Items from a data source
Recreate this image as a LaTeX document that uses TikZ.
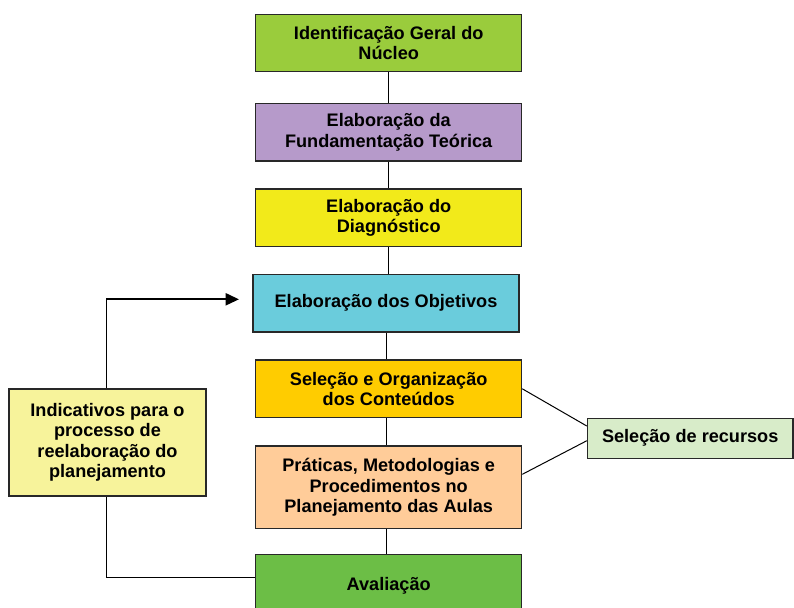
\documentclass[tikz,border=0pt]{standalone}
\usepackage{fontspec}
\setmainfont{Liberation Sans}
\usetikzlibrary{arrows.meta,backgrounds}

\definecolor{cNucleo}{RGB}{154,204,60}
\definecolor{cTeoria}{RGB}{182,154,202}
\definecolor{cDiag}{RGB}{242,234,26}
\definecolor{cObj}{RGB}{106,204,220}
\definecolor{cCont}{RGB}{255,204,0}
\definecolor{cPrat}{RGB}{255,204,153}
\definecolor{cAval}{RGB}{108,190,70}
\definecolor{cIndic}{RGB}{247,243,155}
\definecolor{cRec}{RGB}{216,236,201}
\definecolor{cBorda}{RGB}{40,40,40}

\tikzset{every picture/.style={line width=0.75pt}}
\tikzset{
  etapa/.style={draw=cBorda, line width=0.9pt, align=center, inner sep=0pt,
    minimum width=266*0.75pt, minimum height=57.5*0.75pt,
    font=\fontsize{13.6}{15.4}\selectfont\bfseries},
  ligacao/.style={draw=black, line width=0.75pt},
  retorno/.style={draw=black, line width=1.6pt, -{Triangle[length=10pt,width=9pt]}}
}

\begin{document}
\begin{tikzpicture}[x=0.75pt,y=0.75pt,yscale=-1,xscale=1]
	\useasboundingbox (0,0) rectangle (794,608);

	% Etapas
	\node[etapa, fill=cNucleo] (nucleo) at (388.7,43) {Identificação Geral do\\Núcleo};
	\node[etapa, fill=cTeoria] (teoria) at (388.7,132.2) {Elaboração da\\Fundamentação Teórica};
	\node[etapa, fill=cDiag] (diag) at (388.7,217.8) {Elaboração do\\Diagnóstico};
	\node[etapa, fill=cObj] (objetivos) at (386,303.3) {Elaboração dos Objetivos};
	\node[etapa, fill=cCont] (conteudos) at (388.7,388.8) {Seleção e Organização\\dos Conteúdos};
	\node[etapa, fill=cPrat, minimum height=82.7*0.75pt] (praticas) at (388.7,487.3) {Práticas, Metodologias e\\Procedimentos no\\Planejamento das Aulas};
	\node[etapa, fill=cAval, minimum height=61.5*0.75pt] (avaliacao) at (388.7,585.5) {Avaliação};

	% Text Node
	\node[etapa, fill=cIndic, minimum width=197*0.75pt, minimum height=107*0.75pt] (indicativos) at (107.5,442.5) {Indicativos para o\\processo de\\reelaboração do\\planejamento};
	% Text Node
	\node[etapa, fill=cRec, minimum width=205.5*0.75pt, minimum height=40*0.75pt] (recursos) at (690.2,438.3) {Seleção de recursos};

	\coordinate (canto) at (106,299.3);
	\coordinate (seta) at (239,299.3);

	\begin{scope}[on background layer]
	%Straight Lines
	\draw[ligacao] (nucleo) -- (teoria);
	\draw[ligacao] (teoria) -- (diag);
	\draw[ligacao] (diag.south) -- (diag.south |- objetivos.north);
	\draw[ligacao] (objetivos) -- (objetivos |- conteudos.north);
	\draw[ligacao] ([xshift=-2pt]conteudos.south) -- ([xshift=-2pt]praticas.north);
	\draw[ligacao] ([xshift=-2pt]praticas.south) -- ([xshift=-2pt]avaliacao.north);
	%Straight Lines
	\draw[ligacao] (conteudos.east) -- ([yshift=-9.2pt]recursos.west);
	\draw[ligacao] ([yshift=-9.75pt]praticas.east) -- ([yshift=1.8pt]recursos.west);
	%Straight Lines
	\draw[ligacao] ([yshift=-6.15pt]avaliacao.west) -| (canto);
	\end{scope}
	\draw[retorno] (canto) -- (seta);

\end{tikzpicture}
\end{document}
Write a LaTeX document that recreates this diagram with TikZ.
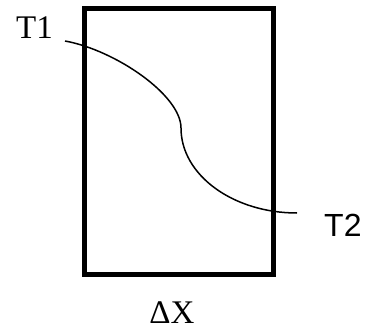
\documentclass[tikz,border=0pt]{standalone}
\usepackage{fontspec}
\newfontfamily\labserif{Liberation Serif}
\newfontfamily\labsans{Liberation Sans}
\begin{document}
\begin{tikzpicture}[x=1pt,y=-1pt,line join=miter]
			\tikzset{every node/.style={inner sep=0pt,font=\labserif\fontsize{33}{40}\selectfont},
				wall/.style={line width=5pt},
				temp/.style={line width=1.5pt}}
			\useasboundingbox (0,0) rectangle (375,329);
			\draw[wall] (84,9) rectangle (273,274);
			\coordinate (a) at (65,41);
			\coordinate (m) at (181,128);
			\coordinate (b) at (297,213);
			\draw[temp] (a) .. controls (115,50) and (181,95) .. (m)
				.. controls (181,175) and (233,213) .. (b);
			\node[anchor=base west] (t1) at (16,39) {T1};
			\node[anchor=base west,font=\labsans\fontsize{32}{38}\selectfont] (t2) at (324,236) {T2};
			\node[anchor=base] (dx) at (172,323) {ΔX};
		\end{tikzpicture}
\end{document}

TASK PROMPT
Do not copy the pictures, but repeat every line exactly.

FULL ANSWER
Recreate this image as a LaTeX document that uses TikZ.
\documentclass[tikz,border=0pt]{standalone}
\usepackage{fontspec}
\setmainfont{Liberation Sans}
\usetikzlibrary{arrows.meta,backgrounds}

\definecolor{cNucleo}{RGB}{154,204,60}
\definecolor{cTeoria}{RGB}{182,154,202}
\definecolor{cDiag}{RGB}{242,234,26}
\definecolor{cObj}{RGB}{106,204,220}
\definecolor{cCont}{RGB}{255,204,0}
\definecolor{cPrat}{RGB}{255,204,153}
\definecolor{cAval}{RGB}{108,190,70}
\definecolor{cIndic}{RGB}{247,243,155}
\definecolor{cRec}{RGB}{216,236,201}
\definecolor{cBorda}{RGB}{40,40,40}

\tikzset{every picture/.style={line width=0.75pt}}
\tikzset{
  etapa/.style={draw=cBorda, line width=0.9pt, align=center, inner sep=0pt,
    minimum width=266*0.75pt, minimum height=57.5*0.75pt,
    font=\fontsize{13.6}{15.4}\selectfont\bfseries},
  ligacao/.style={draw=black, line width=0.75pt},
  retorno/.style={draw=black, line width=1.6pt, -{Triangle[length=10pt,width=9pt]}}
}

\begin{document}
\begin{tikzpicture}[x=0.75pt,y=0.75pt,yscale=-1,xscale=1]
	\useasboundingbox (0,0) rectangle (794,608);

	% Etapas
	\node[etapa, fill=cNucleo] (nucleo) at (388.7,43) {Identificação Geral do\\Núcleo};
	\node[etapa, fill=cTeoria] (teoria) at (388.7,132.2) {Elaboração da\\Fundamentação Teórica};
	\node[etapa, fill=cDiag] (diag) at (388.7,217.8) {Elaboração do\\Diagnóstico};
	\node[etapa, fill=cObj] (objetivos) at (386,303.3) {Elaboração dos Objetivos};
	\node[etapa, fill=cCont] (conteudos) at (388.7,388.8) {Seleção e Organização\\dos Conteúdos};
	\node[etapa, fill=cPrat, minimum height=82.7*0.75pt] (praticas) at (388.7,487.3) {Práticas, Metodologias e\\Procedimentos no\\Planejamento das Aulas};
	\node[etapa, fill=cAval, minimum height=61.5*0.75pt] (avaliacao) at (388.7,585.5) {Avaliação};

	% Text Node
	\node[etapa, fill=cIndic, minimum width=197*0.75pt, minimum height=107*0.75pt] (indicativos) at (107.5,442.5) {Indicativos para o\\processo de\\reelaboração do\\planejamento};
	% Text Node
	\node[etapa, fill=cRec, minimum width=205.5*0.75pt, minimum height=40*0.75pt] (recursos) at (690.2,438.3) {Seleção de recursos};

	\coordinate (canto) at (106,299.3);
	\coordinate (seta) at (239,299.3);

	\begin{scope}[on background layer]
	%Straight Lines
	\draw[ligacao] (nucleo) -- (teoria);
	\draw[ligacao] (teoria) -- (diag);
	\draw[ligacao] (diag.south) -- (diag.south |- objetivos.north);
	\draw[ligacao] (objetivos) -- (objetivos |- conteudos.north);
	\draw[ligacao] ([xshift=-2pt]conteudos.south) -- ([xshift=-2pt]praticas.north);
	\draw[ligacao] ([xshift=-2pt]praticas.south) -- ([xshift=-2pt]avaliacao.north);
	%Straight Lines
	\draw[ligacao] (conteudos.east) -- ([yshift=-9.2pt]recursos.west);
	\draw[ligacao] ([yshift=-9.75pt]praticas.east) -- ([yshift=1.8pt]recursos.west);
	%Straight Lines
	\draw[ligacao] ([yshift=-6.15pt]avaliacao.west) -| (canto);
	\end{scope}
	\draw[retorno] (canto) -- (seta);

\end{tikzpicture}
\end{document}
Write a LaTeX document that recreates this diagram with TikZ.
\documentclass[tikz,border=0pt]{standalone}
\usepackage{fontspec}
\newfontfamily\labserif{Liberation Serif}
\newfontfamily\labsans{Liberation Sans}
\begin{document}
\begin{tikzpicture}[x=1pt,y=-1pt,line join=miter]
			\tikzset{every node/.style={inner sep=0pt,font=\labserif\fontsize{33}{40}\selectfont},
				wall/.style={line width=5pt},
				temp/.style={line width=1.5pt}}
			\useasboundingbox (0,0) rectangle (375,329);
			\draw[wall] (84,9) rectangle (273,274);
			\coordinate (a) at (65,41);
			\coordinate (m) at (181,128);
			\coordinate (b) at (297,213);
			\draw[temp] (a) .. controls (115,50) and (181,95) .. (m)
				.. controls (181,175) and (233,213) .. (b);
			\node[anchor=base west] (t1) at (16,39) {T1};
			\node[anchor=base west,font=\labsans\fontsize{32}{38}\selectfont] (t2) at (324,236) {T2};
			\node[anchor=base] (dx) at (172,323) {ΔX};
		\end{tikzpicture}
\end{document}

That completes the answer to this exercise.